In the two dimensional version of the Chaos Game we start with a regular polygon and mark selected points which will typically be the vertices. These points will be called endpoints and will be marked in red. The game begins by randomly choosing a starting point and one of the endpoints. Mark a new point at a fixed distance ratio from the starting point to the endpoint (e.g., halfway to the endpoint). Select another endpoint at random and, with the most recently created point, repeat the process to generate the next point and continue. By applying the right distance ratio the resulting set of points can converge to a beautiful image known as a fractal . For each polygon the required distance ratio to yield a fractal will be provided, but try different settings to see what other patterns may arise!

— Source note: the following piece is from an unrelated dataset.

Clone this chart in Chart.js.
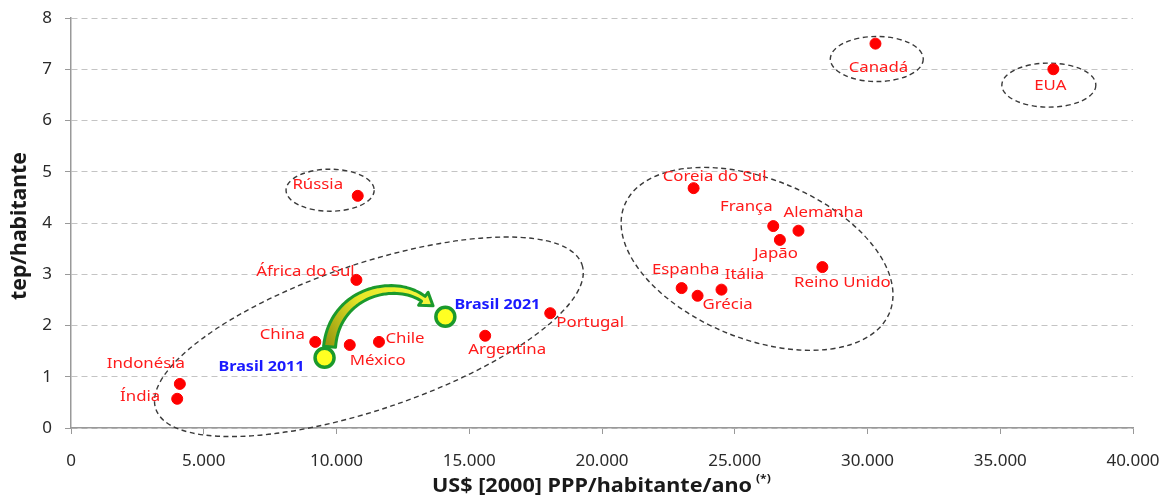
<!DOCTYPE html>
<html lang="pt">
<head>
    <meta charset="UTF-8">
    <title>Energia per capita x PIB per capita</title>
    <script src="https://cdn.jsdelivr.net/npm/chart.js"></script>
    <style>
        html, body { margin: 0; padding: 0; background: #fff; }
        #wrap { width: 1165px; height: 498px; }
    </style>
</head>
<body>
    <div id="wrap"><canvas id="chart"></canvas></div>

    <script>
        // dados
        const countries = ["Canadá", "EUA", "Rússia", "Coreia do Sul", "França", "Alemanha", "Japão",
            "Reino Unido", "Espanha", "Itália", "Grécia", "Portugal", "Argentina", "África do Sul",
            "China", "México", "Chile", "Indonésia", "Índia"];
        const gdpPerCapita = [30300, 37000, 10800, 23450, 26450, 27400, 26700,
            28300, 23000, 24500, 23600, 18050, 15600, 10750,
            9200, 10500, 11600, 4100, 4000];
        const energyPerCapita = [7.50, 7.00, 4.53, 4.68, 3.94, 3.85, 3.67,
            3.14, 2.73, 2.70, 2.58, 2.24, 1.80, 2.89,
            1.68, 1.62, 1.68, 0.86, 0.57];

        const brasilLabels = ["Brasil 2011", "Brasil 2021"];
        const brasilGdp = [9550, 14100];
        const brasilEnergy = [1.37, 2.17];

        const xTicks = [0, 5000, 10000, 15000, 20000, 25000, 30000, 35000, 40000];
        const yTicks = [0, 1, 2, 3, 4, 5, 6, 7, 8];

        // posicao dos rotulos (px em relacao ao ponto)
        const labelOffsets = [[3, 24], [-3, 16], [-40, -11], [21, -11], [-27, -19], [25, -18], [-4, 14],
            [20, 16], [4, -18], [23, -15], [30, 9], [40, 10], [22, 14], [-51, -8],
            [-33, -7], [28, 16], [26, -3], [-34, -20], [-37, -2]];
        const brasilOffsets = [[-63, 9], [52, -12]];

        // elipses tracejadas: centro (dados), raios (unidades de eixo), rotacao (graus)
        const groups = [
            { cx: 30350, cy: 7.20, rx: 1750, ry: 0.44, rot: 0 },
            { cx: 36830, cy: 6.69, rx: 1770, ry: 0.43, rot: 0 },
            { cx: 9760, cy: 4.64, rx: 1660, ry: 0.41, rot: 0 },
            { cx: 11220, cy: 1.78, rx: 8475, ry: 1.42, rot: -18.7 },
            { cx: 25840, cy: 3.30, rx: 5386, ry: 1.56, rot: 22 }
        ];

        const FONT = "'Noto Sans', 'Open Sans', sans-serif";

        // texto esticado na horizontal (o original e mais largo)
        function wideText(ctx, text, x, y, sx) {
            ctx.save();
            ctx.translate(x, y);
            ctx.scale(sx, 1);
            ctx.fillText(text, 0, 0);
            ctx.restore();
        }

        function bez(p0, p1, p2, p3, t) {
            const u = 1 - t;
            return u * u * u * p0 + 3 * u * u * t * p1 + 3 * u * t * t * p2 + t * t * t * p3;
        }
        function bezD(p0, p1, p2, p3, t) {
            const u = 1 - t;
            return 3 * u * u * (p1 - p0) + 6 * u * t * (p2 - p1) + 3 * t * t * (p3 - p2);
        }

        const decorPlugin = {
            id: "decor",
            beforeDatasetsDraw(chart) {
                const { ctx, scales: { x, y } } = chart;
                ctx.save();
                ctx.strokeStyle = "#3a3a3a";
                ctx.lineWidth = 1.4;
                ctx.setLineDash([5, 3.5]);
                groups.forEach(g => {
                    const px = x.getPixelForValue(g.cx);
                    const py = y.getPixelForValue(g.cy);
                    const rx = Math.abs(x.getPixelForValue(g.cx + g.rx) - px);
                    const ry = Math.abs(y.getPixelForValue(g.cy + g.ry) - py);
                    ctx.beginPath();
                    ctx.ellipse(px, py, rx, ry, g.rot * Math.PI / 180, 0, Math.PI * 2);
                    ctx.stroke();
                });
                ctx.restore();

                // seta verde Brasil 2011 -> 2021
                const x0 = x.getPixelForValue(brasilGdp[0]), y0 = y.getPixelForValue(brasilEnergy[0]);
                const x1 = x.getPixelForValue(brasilGdp[1]), y1 = y.getPixelForValue(brasilEnergy[1]);
                const P = [[x0 + 5, y0 - 11], [x0 + 10, y0 - 66], [x0 + 70, y0 - 80], [x1 - 22, y1 - 18]];
                const N = 40, left = [], right = [];
                for (let i = 0; i <= N; i++) {
                    const t = i / N;
                    const bx = bez(P[0][0], P[1][0], P[2][0], P[3][0], t);
                    const by = bez(P[0][1], P[1][1], P[2][1], P[3][1], t);
                    const dx = bezD(P[0][0], P[1][0], P[2][0], P[3][0], t);
                    const dy = bezD(P[0][1], P[1][1], P[2][1], P[3][1], t);
                    const len = Math.hypot(dx, dy) || 1;
                    const nx = -dy / len, ny = dx / len;
                    const w = 6 - 3 * t;
                    left.push([bx + nx * w, by + ny * w]);
                    right.push([bx - nx * w, by - ny * w]);
                }
                const tdx = bezD(P[0][0], P[1][0], P[2][0], P[3][0], 1);
                const tdy = bezD(P[0][1], P[1][1], P[2][1], P[3][1], 1);
                const tl = Math.hypot(tdx, tdy);
                const ux = tdx / tl, uy = tdy / tl, nx = -uy, ny = ux;
                const ex = P[3][0], ey = P[3][1];
                const grad = ctx.createLinearGradient(P[0][0], P[0][1], ex, ey);
                grad.addColorStop(0, "#9a9a10");
                grad.addColorStop(0.45, "#e6e628");
                grad.addColorStop(1, "#f4f43a");
                ctx.save();
                ctx.beginPath();
                ctx.moveTo(left[0][0], left[0][1]);
                left.forEach(p => ctx.lineTo(p[0], p[1]));
                ctx.lineTo(ex + nx * 8, ey + ny * 8);
                ctx.lineTo(ex + ux * 12, ey + uy * 12);
                ctx.lineTo(ex - nx * 8, ey - ny * 8);
                for (let i = right.length - 1; i >= 0; i--) ctx.lineTo(right[i][0], right[i][1]);
                ctx.closePath();
                ctx.fillStyle = grad;
                ctx.fill();
                ctx.strokeStyle = "#1b9a2c";
                ctx.lineWidth = 3;
                ctx.lineJoin = "round";
                ctx.stroke();
                ctx.restore();
            },
            afterDraw(chart) {
                const { ctx, scales: { x, y } } = chart;
                ctx.save();
                ctx.textAlign = "center";
                ctx.textBaseline = "middle";
                ctx.font = "15px " + FONT;
                ctx.fillStyle = "#ff1a1a";
                countries.forEach((name, i) => {
                    const px = x.getPixelForValue(gdpPerCapita[i]);
                    const py = y.getPixelForValue(energyPerCapita[i]);
                    wideText(ctx, name, px + labelOffsets[i][0], py + labelOffsets[i][1], 1.12);
                });
                ctx.font = "bold 14px " + FONT;
                ctx.fillStyle = "#1a1aff";
                brasilLabels.forEach((name, i) => {
                    const px = x.getPixelForValue(brasilGdp[i]);
                    const py = y.getPixelForValue(brasilEnergy[i]);
                    wideText(ctx, name, px + brasilOffsets[i][0], py + brasilOffsets[i][1], 1.15);
                });

                // titulos dos eixos
                ctx.fillStyle = "#1a1a1a";
                ctx.font = "bold 19px " + FONT;
                const xt = "US$ [2000] PPP/habitante/ano";
                const sx = 320 / ctx.measureText(xt).width;
                wideText(ctx, xt, 592, 487, sx);
                ctx.font = "bold 11px " + FONT;
                ctx.textAlign = "left";
                wideText(ctx, "(*)", 756, 479, 1.1);

                ctx.font = "bold 20px " + FONT;
                ctx.textAlign = "center";
                const yt = "tep/habitante";
                const sy = 148 / ctx.measureText(yt).width;
                ctx.translate(20, 226);
                ctx.rotate(-Math.PI / 2);
                ctx.scale(sy, 1.08);
                ctx.fillText(yt, 0, 0);
                ctx.restore();
            }
        };

        new Chart(document.getElementById("chart"), {
            type: "scatter",
            data: {
                datasets: [
                    {
                        label: "Países",
                        data: countries.map((c, i) => ({ x: gdpPerCapita[i], y: energyPerCapita[i] })),
                        backgroundColor: "#ff0000",
                        borderColor: "#ff0000",
                        pointRadius: 5.5,
                        pointHoverRadius: 5.5
                    },
                    {
                        label: "Brasil",
                        data: brasilLabels.map((c, i) => ({ x: brasilGdp[i], y: brasilEnergy[i] })),
                        backgroundColor: "#ffff22",
                        borderColor: "#1b9a2c",
                        borderWidth: 3.5,
                        pointRadius: 9.5,
                        pointHoverRadius: 9.5
                    }
                ]
            },
            options: {
                responsive: true,
                maintainAspectRatio: false,
                animation: false,
                layout: { padding: { top: 18, right: 32, left: 0, bottom: 0 } },
                plugins: {
                    legend: { display: false },
                    tooltip: { enabled: false }
                },
                scales: {
                    x: {
                        type: "linear",
                        min: 0,
                        max: 40000,
                        afterBuildTicks: s => { s.ticks = xTicks.map(v => ({ value: v })); },
                        afterFit: s => { s.height = 70; s.paddingLeft = 0; s.paddingRight = 0; },
                        grid: { drawOnChartArea: false, drawTicks: true, tickLength: 6, tickColor: "#999" },
                        border: { color: "#999", width: 1.5 },
                        ticks: {
                            color: "#2a2a2a",
                            font: { family: FONT, size: 17 },
                            padding: 17,
                            maxRotation: 0,
                            callback: v => v.toLocaleString("pt-BR")
                        }
                    },
                    y: {
                        type: "linear",
                        min: 0,
                        max: 8,
                        afterBuildTicks: s => { s.ticks = yTicks.map(v => ({ value: v })); },
                        afterFit: s => { s.width = 71; s.paddingTop = 0; s.paddingBottom = 0; },
                        grid: {
                            color: "#c4c4c4",
                            lineWidth: 1,
                            tickLength: 6,
                            tickColor: "#999"
                        },
                        border: { color: "#999", width: 1.5, dash: [6, 4] },
                        ticks: {
                            color: "#2a2a2a",
                            font: { family: FONT, size: 17 },
                            padding: 13
                        }
                    }
                }
            },
            plugins: [decorPlugin]
        });
    </script>
</body>
</html>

This plot shows a step-by-step progression of the chaos game. At each step the randomly chosen red endpoint will be marked. Use the slider on the right and press the ▶ button to animate the plot. Advance the slider to n=100 before moving to the 'Extended Sequence' tab.
Compare the plot above when n=100 to the plot when n=100 from the 'Initial Sequence' tab – they should be identical. This shows the plot shown here is simply a continuation of the chaos game. Advance the slider to n=1000 before moving to the 'Complete Sequence' tab.
Compare the plot above when n=1000 to the plot when n=1000 from the 'Extended Sequence' tab – they should be identical. This again shows the plot shown here is a continuation of the chaos game. Smaller plotting points are used to reveal the finer details of the completed plot.